Editorial | Global IP treaty can help Hong Kong secure its creative edge
As the city exports more of its proprietary products and services, especially from its creative industries, IP protection is timely and necessary

The “one country, two systems” model has served Hong Kong and mainland China well for more than a quarter of a century. Under this governing formula, Hong Kong needs to seek endorsement from the central government in some areas. One ongoing effort relates to the intellectual property (IP) economy – which includes the creative industries – that plays a key role in the city’s growth and employment.

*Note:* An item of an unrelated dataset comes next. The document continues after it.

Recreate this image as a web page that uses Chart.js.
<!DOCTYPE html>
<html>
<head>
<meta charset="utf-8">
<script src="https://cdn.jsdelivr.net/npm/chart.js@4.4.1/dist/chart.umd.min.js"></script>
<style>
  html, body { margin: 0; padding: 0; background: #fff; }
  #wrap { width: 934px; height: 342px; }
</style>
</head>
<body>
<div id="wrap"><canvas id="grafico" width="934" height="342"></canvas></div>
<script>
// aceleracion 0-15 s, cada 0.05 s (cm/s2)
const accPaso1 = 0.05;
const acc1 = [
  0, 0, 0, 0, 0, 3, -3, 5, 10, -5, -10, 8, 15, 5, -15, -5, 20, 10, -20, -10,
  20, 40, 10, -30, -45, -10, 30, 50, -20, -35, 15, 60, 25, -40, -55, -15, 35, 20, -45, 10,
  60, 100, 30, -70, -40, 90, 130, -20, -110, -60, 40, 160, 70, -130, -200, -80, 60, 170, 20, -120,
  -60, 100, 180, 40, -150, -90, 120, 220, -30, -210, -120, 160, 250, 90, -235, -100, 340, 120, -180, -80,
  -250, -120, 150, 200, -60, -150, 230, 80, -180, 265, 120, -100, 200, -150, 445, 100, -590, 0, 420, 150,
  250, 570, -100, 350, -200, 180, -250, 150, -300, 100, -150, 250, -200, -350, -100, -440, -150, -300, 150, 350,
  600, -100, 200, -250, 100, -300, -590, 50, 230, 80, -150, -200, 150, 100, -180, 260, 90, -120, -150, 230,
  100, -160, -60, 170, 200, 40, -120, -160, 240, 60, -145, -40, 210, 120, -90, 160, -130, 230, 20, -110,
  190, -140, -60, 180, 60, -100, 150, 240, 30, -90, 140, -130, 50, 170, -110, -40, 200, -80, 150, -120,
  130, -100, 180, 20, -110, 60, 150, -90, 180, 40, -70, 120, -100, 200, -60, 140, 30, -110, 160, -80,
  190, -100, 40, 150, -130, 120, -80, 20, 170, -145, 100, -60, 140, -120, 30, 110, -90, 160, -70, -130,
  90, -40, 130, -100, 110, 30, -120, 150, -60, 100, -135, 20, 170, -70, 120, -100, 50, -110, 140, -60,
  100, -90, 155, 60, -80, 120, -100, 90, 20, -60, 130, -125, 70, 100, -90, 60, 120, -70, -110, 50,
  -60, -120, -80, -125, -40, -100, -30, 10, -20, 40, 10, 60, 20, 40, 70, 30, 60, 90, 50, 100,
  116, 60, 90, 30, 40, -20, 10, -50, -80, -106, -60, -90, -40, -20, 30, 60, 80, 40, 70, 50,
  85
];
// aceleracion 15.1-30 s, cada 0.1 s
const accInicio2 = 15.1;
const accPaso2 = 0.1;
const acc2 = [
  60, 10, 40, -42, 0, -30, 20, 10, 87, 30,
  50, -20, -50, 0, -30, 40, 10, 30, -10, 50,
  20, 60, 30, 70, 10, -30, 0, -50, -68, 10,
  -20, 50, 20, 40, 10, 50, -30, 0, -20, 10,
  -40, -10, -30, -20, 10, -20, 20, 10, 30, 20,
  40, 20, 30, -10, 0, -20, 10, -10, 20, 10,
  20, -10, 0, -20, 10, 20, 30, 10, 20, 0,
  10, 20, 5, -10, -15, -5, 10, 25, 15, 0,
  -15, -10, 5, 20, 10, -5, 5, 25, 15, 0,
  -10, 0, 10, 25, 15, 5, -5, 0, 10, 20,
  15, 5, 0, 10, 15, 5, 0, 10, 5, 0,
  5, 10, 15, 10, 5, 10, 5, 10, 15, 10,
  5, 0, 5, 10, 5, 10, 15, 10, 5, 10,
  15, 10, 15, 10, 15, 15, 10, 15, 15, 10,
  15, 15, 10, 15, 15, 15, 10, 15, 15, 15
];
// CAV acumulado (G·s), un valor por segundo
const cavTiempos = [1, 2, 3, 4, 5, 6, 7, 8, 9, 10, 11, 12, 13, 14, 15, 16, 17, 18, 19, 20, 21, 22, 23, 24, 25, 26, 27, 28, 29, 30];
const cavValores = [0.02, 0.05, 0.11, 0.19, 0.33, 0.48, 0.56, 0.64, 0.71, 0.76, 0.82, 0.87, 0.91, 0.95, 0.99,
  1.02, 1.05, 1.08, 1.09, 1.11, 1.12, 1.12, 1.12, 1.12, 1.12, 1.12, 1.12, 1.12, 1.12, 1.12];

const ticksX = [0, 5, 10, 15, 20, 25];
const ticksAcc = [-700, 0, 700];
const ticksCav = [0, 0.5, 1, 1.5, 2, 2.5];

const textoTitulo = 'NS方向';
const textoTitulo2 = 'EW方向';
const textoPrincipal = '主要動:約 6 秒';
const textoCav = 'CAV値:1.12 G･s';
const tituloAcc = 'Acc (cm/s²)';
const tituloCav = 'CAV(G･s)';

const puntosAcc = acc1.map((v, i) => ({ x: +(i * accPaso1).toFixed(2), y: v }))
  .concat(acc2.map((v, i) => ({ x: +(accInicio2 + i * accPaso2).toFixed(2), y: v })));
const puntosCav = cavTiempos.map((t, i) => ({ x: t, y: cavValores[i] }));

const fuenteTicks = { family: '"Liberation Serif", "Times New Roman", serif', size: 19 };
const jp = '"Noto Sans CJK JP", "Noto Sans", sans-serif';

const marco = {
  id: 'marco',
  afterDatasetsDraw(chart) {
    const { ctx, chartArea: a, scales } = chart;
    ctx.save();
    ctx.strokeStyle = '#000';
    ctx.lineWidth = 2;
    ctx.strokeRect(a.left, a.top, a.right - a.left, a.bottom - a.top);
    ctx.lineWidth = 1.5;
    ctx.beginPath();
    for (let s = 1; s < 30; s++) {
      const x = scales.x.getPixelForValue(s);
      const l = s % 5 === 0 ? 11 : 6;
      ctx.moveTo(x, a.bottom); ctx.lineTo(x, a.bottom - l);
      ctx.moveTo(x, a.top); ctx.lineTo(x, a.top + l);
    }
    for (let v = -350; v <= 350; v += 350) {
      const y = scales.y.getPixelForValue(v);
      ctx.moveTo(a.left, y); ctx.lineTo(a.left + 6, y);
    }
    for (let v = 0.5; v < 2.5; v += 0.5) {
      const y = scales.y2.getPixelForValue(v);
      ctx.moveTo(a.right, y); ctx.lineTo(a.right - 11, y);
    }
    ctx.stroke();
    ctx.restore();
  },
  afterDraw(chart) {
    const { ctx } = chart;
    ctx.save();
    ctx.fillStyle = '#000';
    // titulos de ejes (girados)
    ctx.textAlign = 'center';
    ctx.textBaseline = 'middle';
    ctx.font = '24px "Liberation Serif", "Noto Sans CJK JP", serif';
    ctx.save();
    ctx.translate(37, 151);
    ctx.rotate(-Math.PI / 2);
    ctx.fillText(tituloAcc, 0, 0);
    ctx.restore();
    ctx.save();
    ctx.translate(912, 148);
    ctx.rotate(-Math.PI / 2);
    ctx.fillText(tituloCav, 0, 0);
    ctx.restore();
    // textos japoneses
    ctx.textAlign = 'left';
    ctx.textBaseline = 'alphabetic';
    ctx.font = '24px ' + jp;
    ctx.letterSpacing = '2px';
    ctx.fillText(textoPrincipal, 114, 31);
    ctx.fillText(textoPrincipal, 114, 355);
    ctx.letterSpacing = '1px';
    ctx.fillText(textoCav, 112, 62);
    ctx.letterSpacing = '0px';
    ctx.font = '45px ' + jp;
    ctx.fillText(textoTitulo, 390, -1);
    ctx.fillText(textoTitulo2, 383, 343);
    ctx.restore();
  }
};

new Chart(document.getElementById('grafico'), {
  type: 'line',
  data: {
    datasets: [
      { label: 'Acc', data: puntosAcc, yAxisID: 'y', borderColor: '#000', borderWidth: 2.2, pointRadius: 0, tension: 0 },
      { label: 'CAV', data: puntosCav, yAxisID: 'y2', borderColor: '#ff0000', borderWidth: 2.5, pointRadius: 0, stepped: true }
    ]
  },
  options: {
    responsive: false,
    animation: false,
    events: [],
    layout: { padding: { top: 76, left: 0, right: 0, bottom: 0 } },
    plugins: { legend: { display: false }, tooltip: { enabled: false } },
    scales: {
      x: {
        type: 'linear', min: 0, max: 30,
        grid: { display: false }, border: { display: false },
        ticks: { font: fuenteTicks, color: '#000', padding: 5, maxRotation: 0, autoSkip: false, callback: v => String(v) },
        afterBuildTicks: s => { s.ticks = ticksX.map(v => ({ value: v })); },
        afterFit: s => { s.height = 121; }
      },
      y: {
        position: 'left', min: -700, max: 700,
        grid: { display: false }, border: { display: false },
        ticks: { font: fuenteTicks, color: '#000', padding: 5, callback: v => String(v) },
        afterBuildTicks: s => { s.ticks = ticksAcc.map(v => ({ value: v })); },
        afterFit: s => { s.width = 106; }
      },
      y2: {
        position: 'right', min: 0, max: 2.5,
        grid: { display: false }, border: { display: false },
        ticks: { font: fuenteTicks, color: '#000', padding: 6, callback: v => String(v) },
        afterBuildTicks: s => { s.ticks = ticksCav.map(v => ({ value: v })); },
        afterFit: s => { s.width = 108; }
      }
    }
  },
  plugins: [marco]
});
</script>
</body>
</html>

As the city exports more of its proprietary products and services, especially from its creative industries, IP protection becomes even more important. According to government data in December 2023, “intellectual property-intensive industries” contributed 32.7 per cent of Hong Kong’s gross domestic product and 29.1 per cent of total employment between 2019 and 2021.
The Madrid Protocol has many advantages. Once you have successfully registered, your IP is recognised and protected across all member countries, which also include most of Hong Kong’s major trading partners such as the US, Japan and the EU.
Hong Kong officials are promoting the city and exploring new economic opportunities with visits to the 10 countries of the Association of Southeast Asian Nations, the Gulf states, Eastern Europe, Central Asia and Latin America. Recent visits also include New Zealand and Australia. The city can especially function as a bridge, or “superconnector”, between mainland firms and those overseas economies. It is cementing its ties with Singapore, whose economy, Yau says, is complementary rather than a rival.